Gunung Prisma – Lebih Ramah Lingkungan Lewat Daur Ulang Baja
Menurut World Steel Association (WSA), seperti dijelaskan Liwa Supriyanti dalam wawancaranya, baja adalah material yang 100 persen bisa didaur ulang secara terus-menerus dengan proses closed-material loop. Baja hasil daur ulang tetap memiliki unsur-unsur penting di dalamnya seperti sejak awal dibuat.
Berbeda dengan model bisnis linier yang memproduksi mulai dari bahan mentah sampai akhirnya dibuang setelah masa pakainya habis, model ekonomi sirkular lebih mengedepankan strategi dan desain agar material tersebut dapat diperbaiki/didaur ulang dan digunakan kembali. Dengan model bisnis ini, baja akan menjadi material yang lebih ramah lingkungan.
Baja sendiri memiliki daya tahan selama 40 sampai 100 tahun, dan bisa lebih panjang jika pemeliharaan rutin dilaksanakan sesuai standar. Liwa mencontohkan, Sydney Harbour Bridge sampai hari ini masih menampung beban lalu lintas kendaraan dan kereta sejak pertama dibuka tahun 1932 dengan total baja sebanyak 53.000 ton yang bisa didaur ulang kapan saja. Sementara di Indonesia sendiri, sampai sekarang masih dijumpai jembatan dan jalur kereta yang masih eksis sejak dibangun berabad-abad lalu.
Dengan melakukan riset, investasi, dan perencanaan yang baik, produsen baja dalam kurun waktu lima dekade terakhir ini sudah menekan drastis jumlah bahan mentah dan energi yang dibutuhkan. Menurut catatan WSA, konsumsi energi turun sebesar 60% per ton untuk memproduksi baja, memungkinkan baja digunakan pada konstruksi panel, turbin angin, dan otomotif dengan kualitas yang sama.
Baja memang termasuk material yang paling sering didaur ulang di dunia baik sebelum dan pasca pemakaian. Lebih dari 650 Mt baja yang didaur ulang setiap tahun termasuk besi tua. WSA sendiri telah memperkenalkan pendekatan metodologi Life Cycle Assessment (LCA), yang di dalamnya terdapat database Life Cycle Inventory (LCI).

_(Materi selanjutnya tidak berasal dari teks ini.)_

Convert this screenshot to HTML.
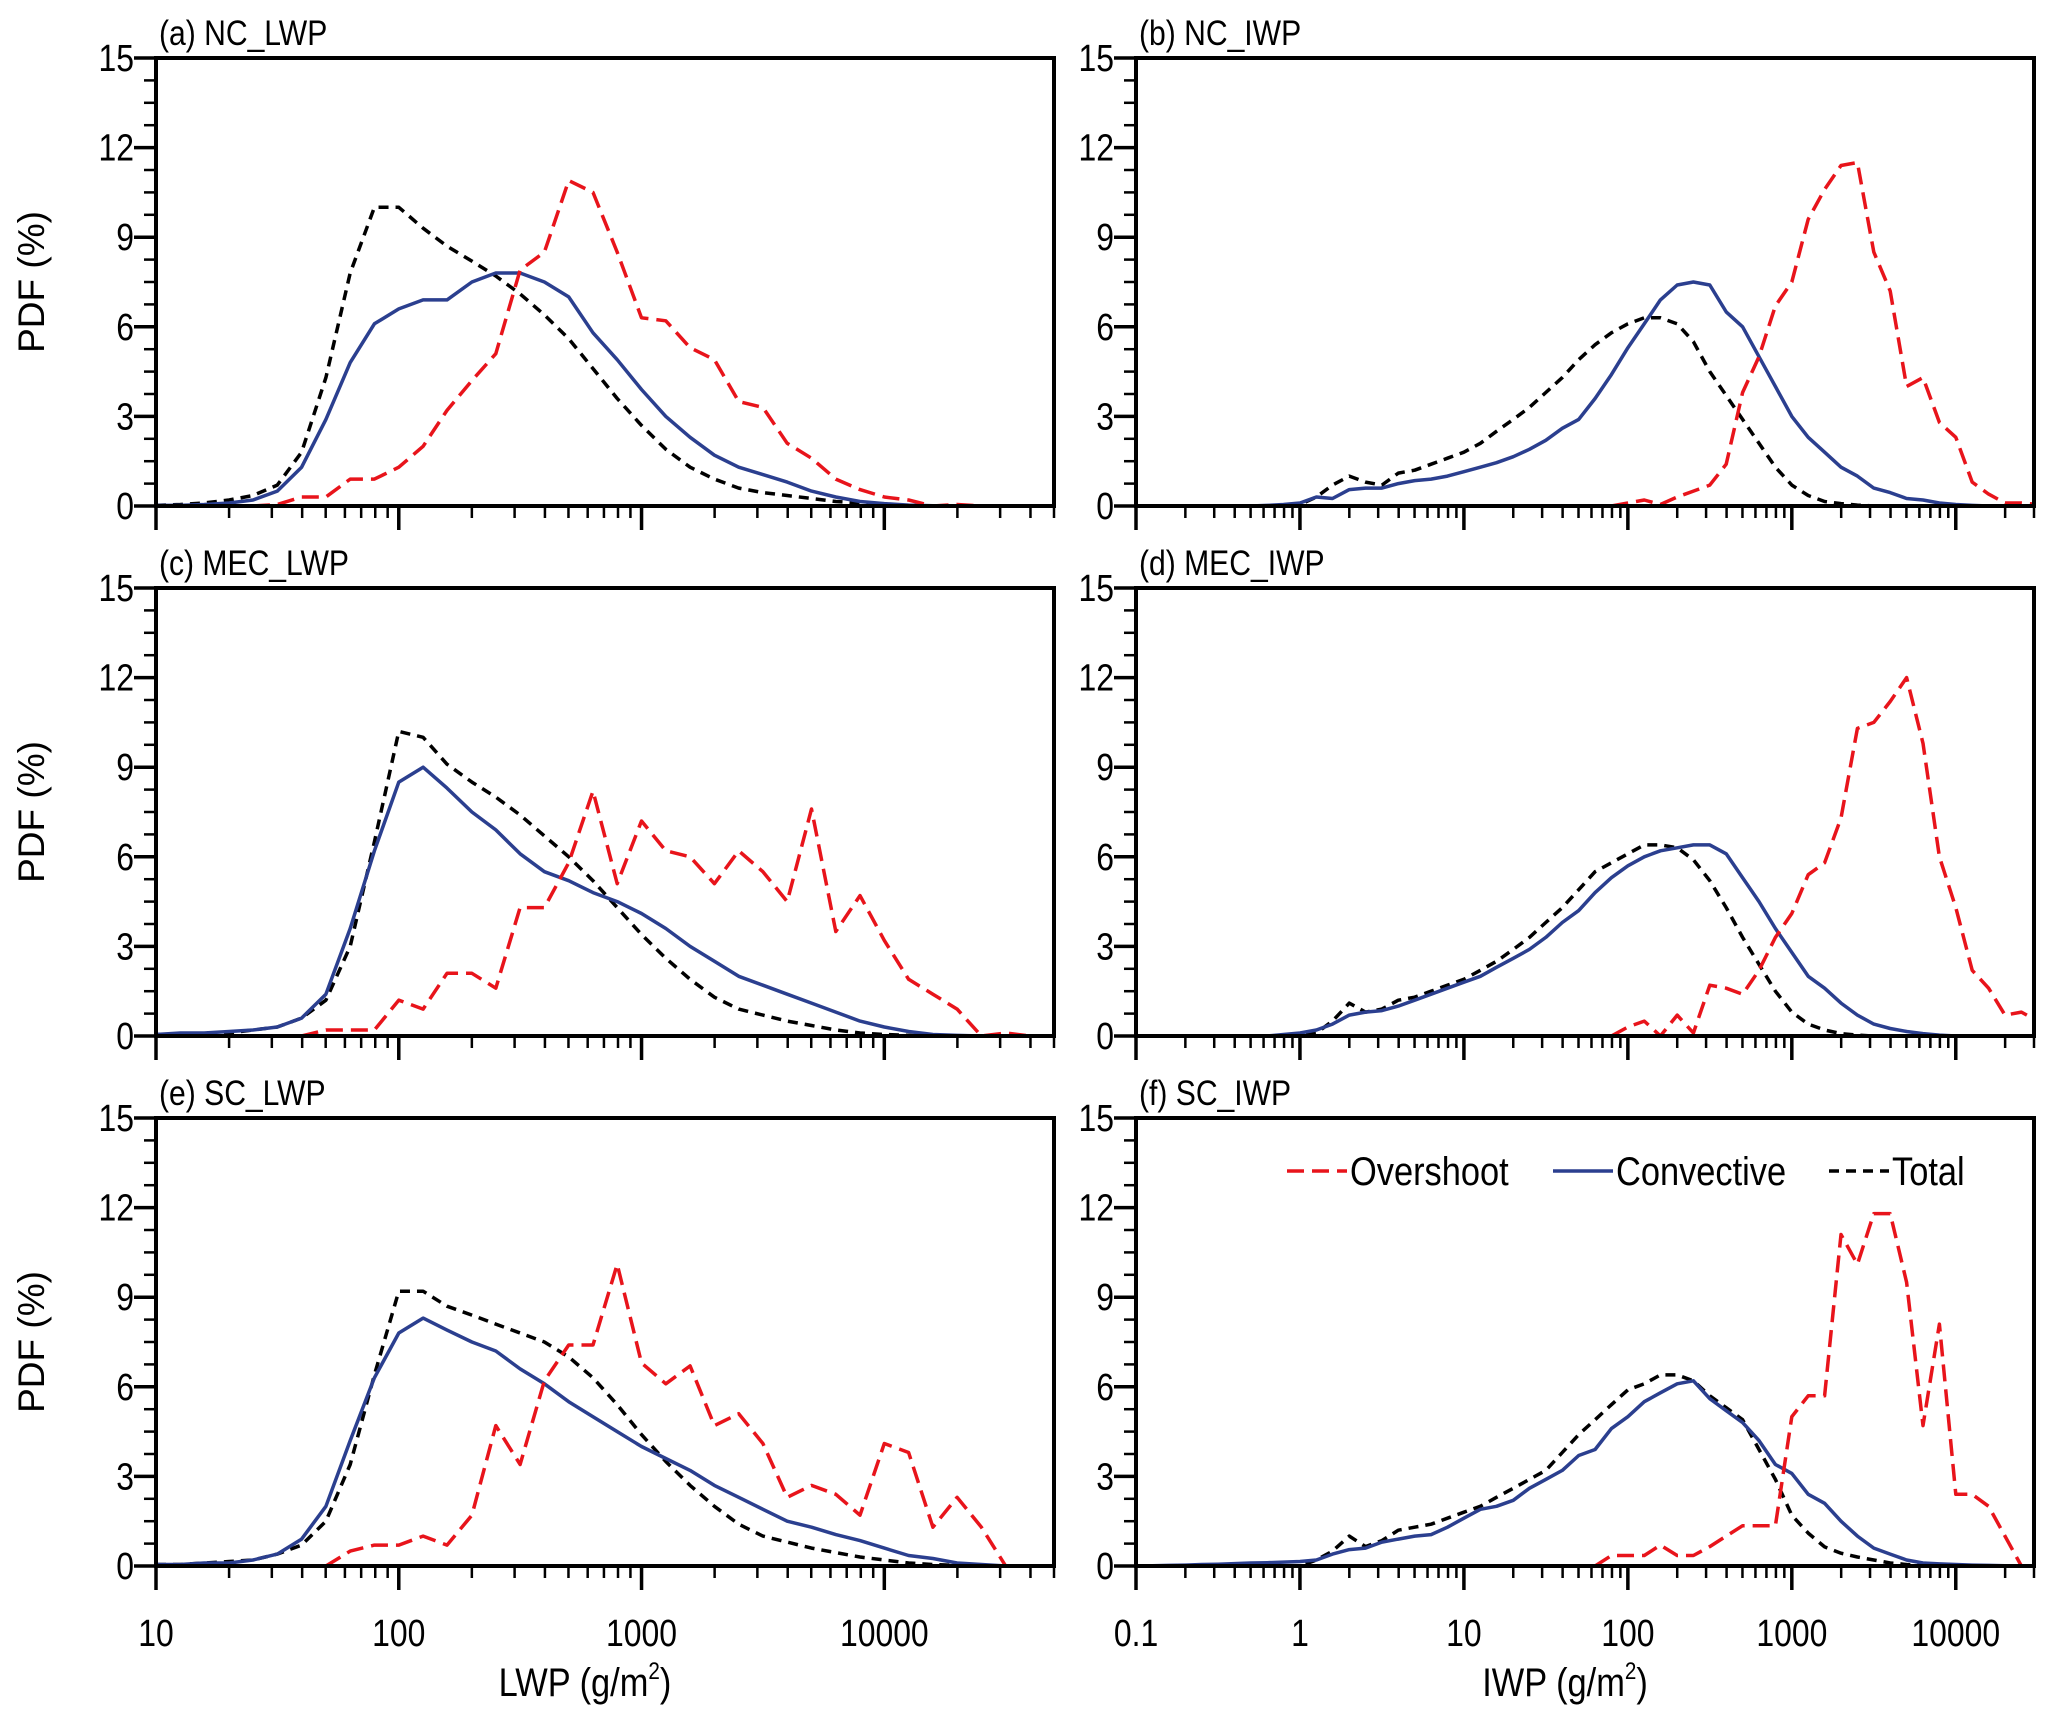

LCA bisa menjadi alat pengukur terhadap dampak lingkungan atau kinerja produk pada setiap tahapnya, serta bisa menjadi alat pembanding dengan produk atau jasa lain dengan fungsionalitas yang serupa. Sementara database LCI nantinya akan menjadi tempat pengumpulan data yang mencakup bahan mentah dan fase produksi, termasuk input dan output seperti penggunaan sumber daya dan emisi tanah, udara, dan air dari setiap proses fabrikasi.
Semoga apa yang menjadi visi Gunung Prisma saat ini bisa menjadi pelajaran bagi kita ya, untuk terus punya mimpi dan tujuan agar bermanfaat untuk orang lain. Semoga artikel ini bermanfaat ya!
Sudah satnya, setiap pelaku bisnis dan industri, melakukan hal yang sama seperti yang dilakukan oleh Liwa Supriyanti. Bersahabat dengan alam, adalah cara bijak untuk merawat bumi untuk kita dan generasi berikut.